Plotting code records
--- start ---
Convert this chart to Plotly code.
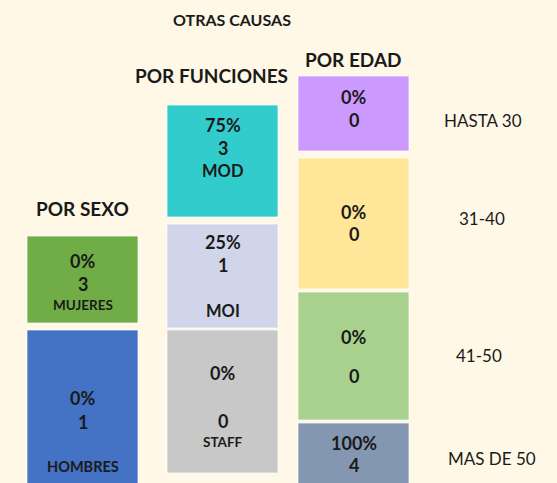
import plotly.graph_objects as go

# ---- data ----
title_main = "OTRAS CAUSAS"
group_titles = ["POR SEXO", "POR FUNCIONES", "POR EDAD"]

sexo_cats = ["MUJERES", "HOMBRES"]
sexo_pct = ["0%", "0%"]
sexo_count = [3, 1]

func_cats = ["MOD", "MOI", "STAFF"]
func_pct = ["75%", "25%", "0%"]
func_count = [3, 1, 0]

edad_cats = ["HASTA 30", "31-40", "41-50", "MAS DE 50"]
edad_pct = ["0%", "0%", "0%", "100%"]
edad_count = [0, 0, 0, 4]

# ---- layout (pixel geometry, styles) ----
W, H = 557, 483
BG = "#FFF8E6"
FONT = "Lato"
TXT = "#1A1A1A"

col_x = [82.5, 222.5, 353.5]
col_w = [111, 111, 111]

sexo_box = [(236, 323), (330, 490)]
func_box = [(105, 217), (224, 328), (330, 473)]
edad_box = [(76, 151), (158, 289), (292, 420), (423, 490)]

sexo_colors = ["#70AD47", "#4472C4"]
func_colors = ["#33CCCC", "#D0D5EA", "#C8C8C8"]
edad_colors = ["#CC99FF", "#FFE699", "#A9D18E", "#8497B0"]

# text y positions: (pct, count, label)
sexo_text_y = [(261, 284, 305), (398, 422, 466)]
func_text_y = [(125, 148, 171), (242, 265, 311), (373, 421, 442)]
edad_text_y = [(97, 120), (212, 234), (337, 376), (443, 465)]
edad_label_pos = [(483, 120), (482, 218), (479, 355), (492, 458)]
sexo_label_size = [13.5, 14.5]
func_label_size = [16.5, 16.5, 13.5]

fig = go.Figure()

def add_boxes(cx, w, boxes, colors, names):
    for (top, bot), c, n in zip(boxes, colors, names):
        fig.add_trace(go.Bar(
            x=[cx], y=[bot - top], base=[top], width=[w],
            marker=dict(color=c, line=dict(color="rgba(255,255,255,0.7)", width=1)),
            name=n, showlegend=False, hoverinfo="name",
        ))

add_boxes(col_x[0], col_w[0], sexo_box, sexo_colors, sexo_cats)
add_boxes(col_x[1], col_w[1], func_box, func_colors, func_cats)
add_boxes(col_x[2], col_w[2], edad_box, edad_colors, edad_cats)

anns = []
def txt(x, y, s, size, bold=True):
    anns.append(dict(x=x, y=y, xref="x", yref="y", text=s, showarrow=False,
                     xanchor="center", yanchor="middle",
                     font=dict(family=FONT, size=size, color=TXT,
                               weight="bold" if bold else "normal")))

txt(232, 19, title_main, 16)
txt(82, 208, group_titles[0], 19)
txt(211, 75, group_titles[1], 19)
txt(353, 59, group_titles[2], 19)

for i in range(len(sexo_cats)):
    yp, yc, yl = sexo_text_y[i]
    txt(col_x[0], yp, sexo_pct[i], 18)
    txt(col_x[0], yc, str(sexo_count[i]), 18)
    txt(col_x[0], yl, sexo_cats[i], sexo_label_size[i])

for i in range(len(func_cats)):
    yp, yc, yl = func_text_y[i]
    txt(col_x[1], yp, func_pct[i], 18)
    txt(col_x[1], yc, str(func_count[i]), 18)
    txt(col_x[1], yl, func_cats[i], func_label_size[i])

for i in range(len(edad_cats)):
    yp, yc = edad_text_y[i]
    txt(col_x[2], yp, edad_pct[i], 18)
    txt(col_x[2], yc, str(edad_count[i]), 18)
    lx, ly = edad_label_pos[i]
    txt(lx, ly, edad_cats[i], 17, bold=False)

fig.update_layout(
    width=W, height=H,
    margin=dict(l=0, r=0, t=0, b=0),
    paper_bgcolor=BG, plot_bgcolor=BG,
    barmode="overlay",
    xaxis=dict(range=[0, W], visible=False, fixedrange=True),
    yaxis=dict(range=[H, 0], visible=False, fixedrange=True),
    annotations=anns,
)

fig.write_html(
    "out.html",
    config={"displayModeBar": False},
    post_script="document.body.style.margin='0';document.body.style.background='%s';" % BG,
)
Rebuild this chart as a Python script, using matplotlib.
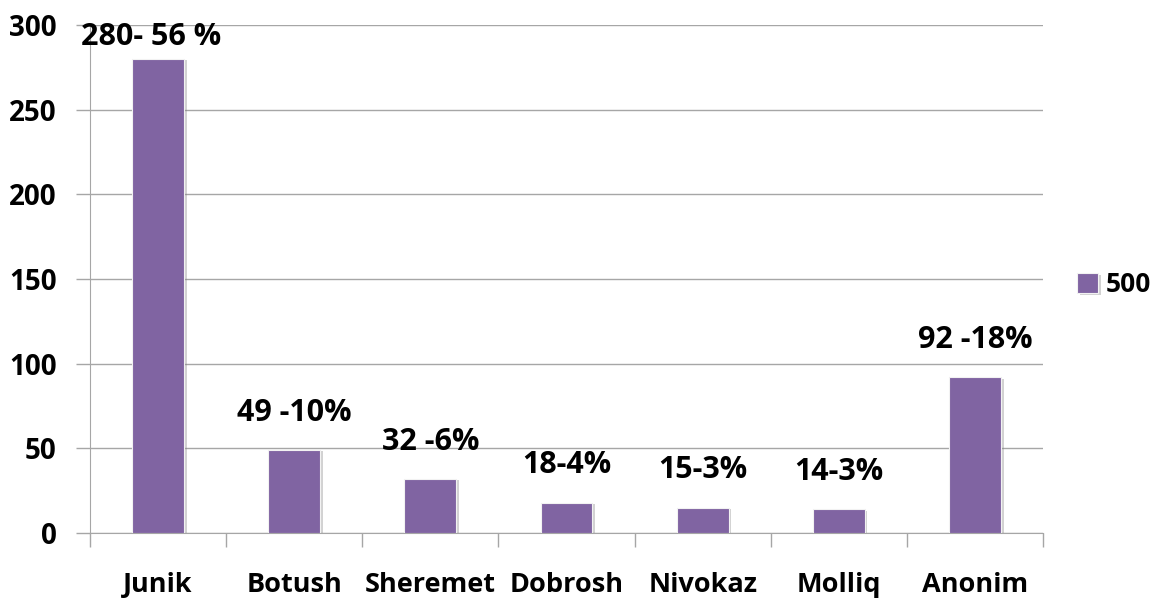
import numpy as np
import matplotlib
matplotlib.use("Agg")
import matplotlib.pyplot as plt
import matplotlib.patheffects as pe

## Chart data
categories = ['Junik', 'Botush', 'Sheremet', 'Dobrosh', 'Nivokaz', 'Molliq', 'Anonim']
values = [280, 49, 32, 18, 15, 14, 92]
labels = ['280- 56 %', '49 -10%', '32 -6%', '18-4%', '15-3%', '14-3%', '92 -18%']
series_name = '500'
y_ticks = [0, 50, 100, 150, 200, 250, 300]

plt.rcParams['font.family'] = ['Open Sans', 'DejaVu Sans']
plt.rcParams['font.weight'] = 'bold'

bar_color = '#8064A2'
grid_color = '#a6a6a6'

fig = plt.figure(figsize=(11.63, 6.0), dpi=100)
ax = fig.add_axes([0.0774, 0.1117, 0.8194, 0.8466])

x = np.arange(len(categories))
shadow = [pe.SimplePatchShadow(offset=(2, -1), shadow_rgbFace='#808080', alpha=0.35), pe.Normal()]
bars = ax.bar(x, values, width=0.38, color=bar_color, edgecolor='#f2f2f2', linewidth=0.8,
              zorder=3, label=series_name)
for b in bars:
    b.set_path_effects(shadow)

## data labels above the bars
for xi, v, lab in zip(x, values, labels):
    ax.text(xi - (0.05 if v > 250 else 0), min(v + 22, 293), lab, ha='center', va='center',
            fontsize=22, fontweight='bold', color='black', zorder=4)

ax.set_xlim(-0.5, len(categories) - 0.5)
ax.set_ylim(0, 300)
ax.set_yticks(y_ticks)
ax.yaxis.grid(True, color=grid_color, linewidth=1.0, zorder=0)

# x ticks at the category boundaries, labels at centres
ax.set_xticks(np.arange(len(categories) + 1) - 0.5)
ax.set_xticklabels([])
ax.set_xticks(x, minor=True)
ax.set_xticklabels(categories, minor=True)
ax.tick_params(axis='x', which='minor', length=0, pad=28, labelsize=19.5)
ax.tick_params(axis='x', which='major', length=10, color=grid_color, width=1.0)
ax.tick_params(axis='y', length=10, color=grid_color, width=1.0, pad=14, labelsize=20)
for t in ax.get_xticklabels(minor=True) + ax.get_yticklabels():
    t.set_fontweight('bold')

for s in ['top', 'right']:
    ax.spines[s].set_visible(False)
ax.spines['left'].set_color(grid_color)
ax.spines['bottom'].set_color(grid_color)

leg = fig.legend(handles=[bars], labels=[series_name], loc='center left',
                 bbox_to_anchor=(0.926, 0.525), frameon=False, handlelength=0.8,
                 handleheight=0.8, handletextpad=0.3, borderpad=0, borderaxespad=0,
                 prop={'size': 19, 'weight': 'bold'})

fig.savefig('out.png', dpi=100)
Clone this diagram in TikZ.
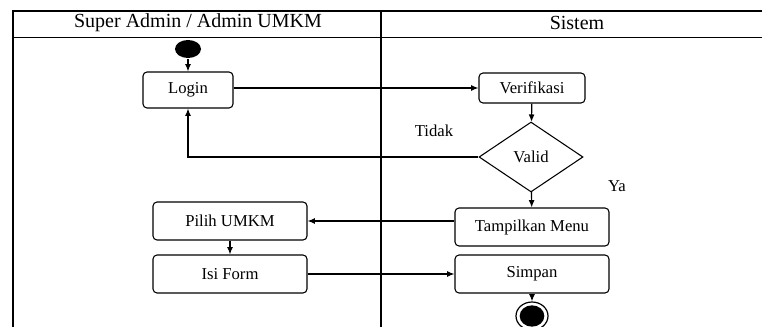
--- end ---
-- OBJECTIVE --
Restate the whole of the material word for word without the pictures.

-- COMPLETED TASK --
Convert this chart to Plotly code.
import plotly.graph_objects as go

# ---- data ----
title_main = "OTRAS CAUSAS"
group_titles = ["POR SEXO", "POR FUNCIONES", "POR EDAD"]

sexo_cats = ["MUJERES", "HOMBRES"]
sexo_pct = ["0%", "0%"]
sexo_count = [3, 1]

func_cats = ["MOD", "MOI", "STAFF"]
func_pct = ["75%", "25%", "0%"]
func_count = [3, 1, 0]

edad_cats = ["HASTA 30", "31-40", "41-50", "MAS DE 50"]
edad_pct = ["0%", "0%", "0%", "100%"]
edad_count = [0, 0, 0, 4]

# ---- layout (pixel geometry, styles) ----
W, H = 557, 483
BG = "#FFF8E6"
FONT = "Lato"
TXT = "#1A1A1A"

col_x = [82.5, 222.5, 353.5]
col_w = [111, 111, 111]

sexo_box = [(236, 323), (330, 490)]
func_box = [(105, 217), (224, 328), (330, 473)]
edad_box = [(76, 151), (158, 289), (292, 420), (423, 490)]

sexo_colors = ["#70AD47", "#4472C4"]
func_colors = ["#33CCCC", "#D0D5EA", "#C8C8C8"]
edad_colors = ["#CC99FF", "#FFE699", "#A9D18E", "#8497B0"]

# text y positions: (pct, count, label)
sexo_text_y = [(261, 284, 305), (398, 422, 466)]
func_text_y = [(125, 148, 171), (242, 265, 311), (373, 421, 442)]
edad_text_y = [(97, 120), (212, 234), (337, 376), (443, 465)]
edad_label_pos = [(483, 120), (482, 218), (479, 355), (492, 458)]
sexo_label_size = [13.5, 14.5]
func_label_size = [16.5, 16.5, 13.5]

fig = go.Figure()

def add_boxes(cx, w, boxes, colors, names):
    for (top, bot), c, n in zip(boxes, colors, names):
        fig.add_trace(go.Bar(
            x=[cx], y=[bot - top], base=[top], width=[w],
            marker=dict(color=c, line=dict(color="rgba(255,255,255,0.7)", width=1)),
            name=n, showlegend=False, hoverinfo="name",
        ))

add_boxes(col_x[0], col_w[0], sexo_box, sexo_colors, sexo_cats)
add_boxes(col_x[1], col_w[1], func_box, func_colors, func_cats)
add_boxes(col_x[2], col_w[2], edad_box, edad_colors, edad_cats)

anns = []
def txt(x, y, s, size, bold=True):
    anns.append(dict(x=x, y=y, xref="x", yref="y", text=s, showarrow=False,
                     xanchor="center", yanchor="middle",
                     font=dict(family=FONT, size=size, color=TXT,
                               weight="bold" if bold else "normal")))

txt(232, 19, title_main, 16)
txt(82, 208, group_titles[0], 19)
txt(211, 75, group_titles[1], 19)
txt(353, 59, group_titles[2], 19)

for i in range(len(sexo_cats)):
    yp, yc, yl = sexo_text_y[i]
    txt(col_x[0], yp, sexo_pct[i], 18)
    txt(col_x[0], yc, str(sexo_count[i]), 18)
    txt(col_x[0], yl, sexo_cats[i], sexo_label_size[i])

for i in range(len(func_cats)):
    yp, yc, yl = func_text_y[i]
    txt(col_x[1], yp, func_pct[i], 18)
    txt(col_x[1], yc, str(func_count[i]), 18)
    txt(col_x[1], yl, func_cats[i], func_label_size[i])

for i in range(len(edad_cats)):
    yp, yc = edad_text_y[i]
    txt(col_x[2], yp, edad_pct[i], 18)
    txt(col_x[2], yc, str(edad_count[i]), 18)
    lx, ly = edad_label_pos[i]
    txt(lx, ly, edad_cats[i], 17, bold=False)

fig.update_layout(
    width=W, height=H,
    margin=dict(l=0, r=0, t=0, b=0),
    paper_bgcolor=BG, plot_bgcolor=BG,
    barmode="overlay",
    xaxis=dict(range=[0, W], visible=False, fixedrange=True),
    yaxis=dict(range=[H, 0], visible=False, fixedrange=True),
    annotations=anns,
)

fig.write_html(
    "out.html",
    config={"displayModeBar": False},
    post_script="document.body.style.margin='0';document.body.style.background='%s';" % BG,
)
Rebuild this chart as a Python script, using matplotlib.
import numpy as np
import matplotlib
matplotlib.use("Agg")
import matplotlib.pyplot as plt
import matplotlib.patheffects as pe

## Chart data
categories = ['Junik', 'Botush', 'Sheremet', 'Dobrosh', 'Nivokaz', 'Molliq', 'Anonim']
values = [280, 49, 32, 18, 15, 14, 92]
labels = ['280- 56 %', '49 -10%', '32 -6%', '18-4%', '15-3%', '14-3%', '92 -18%']
series_name = '500'
y_ticks = [0, 50, 100, 150, 200, 250, 300]

plt.rcParams['font.family'] = ['Open Sans', 'DejaVu Sans']
plt.rcParams['font.weight'] = 'bold'

bar_color = '#8064A2'
grid_color = '#a6a6a6'

fig = plt.figure(figsize=(11.63, 6.0), dpi=100)
ax = fig.add_axes([0.0774, 0.1117, 0.8194, 0.8466])

x = np.arange(len(categories))
shadow = [pe.SimplePatchShadow(offset=(2, -1), shadow_rgbFace='#808080', alpha=0.35), pe.Normal()]
bars = ax.bar(x, values, width=0.38, color=bar_color, edgecolor='#f2f2f2', linewidth=0.8,
              zorder=3, label=series_name)
for b in bars:
    b.set_path_effects(shadow)

## data labels above the bars
for xi, v, lab in zip(x, values, labels):
    ax.text(xi - (0.05 if v > 250 else 0), min(v + 22, 293), lab, ha='center', va='center',
            fontsize=22, fontweight='bold', color='black', zorder=4)

ax.set_xlim(-0.5, len(categories) - 0.5)
ax.set_ylim(0, 300)
ax.set_yticks(y_ticks)
ax.yaxis.grid(True, color=grid_color, linewidth=1.0, zorder=0)

# x ticks at the category boundaries, labels at centres
ax.set_xticks(np.arange(len(categories) + 1) - 0.5)
ax.set_xticklabels([])
ax.set_xticks(x, minor=True)
ax.set_xticklabels(categories, minor=True)
ax.tick_params(axis='x', which='minor', length=0, pad=28, labelsize=19.5)
ax.tick_params(axis='x', which='major', length=10, color=grid_color, width=1.0)
ax.tick_params(axis='y', length=10, color=grid_color, width=1.0, pad=14, labelsize=20)
for t in ax.get_xticklabels(minor=True) + ax.get_yticklabels():
    t.set_fontweight('bold')

for s in ['top', 'right']:
    ax.spines[s].set_visible(False)
ax.spines['left'].set_color(grid_color)
ax.spines['bottom'].set_color(grid_color)

leg = fig.legend(handles=[bars], labels=[series_name], loc='center left',
                 bbox_to_anchor=(0.926, 0.525), frameon=False, handlelength=0.8,
                 handleheight=0.8, handletextpad=0.3, borderpad=0, borderaxespad=0,
                 prop={'size': 19, 'weight': 'bold'})

fig.savefig('out.png', dpi=100)
Clone this diagram in TikZ.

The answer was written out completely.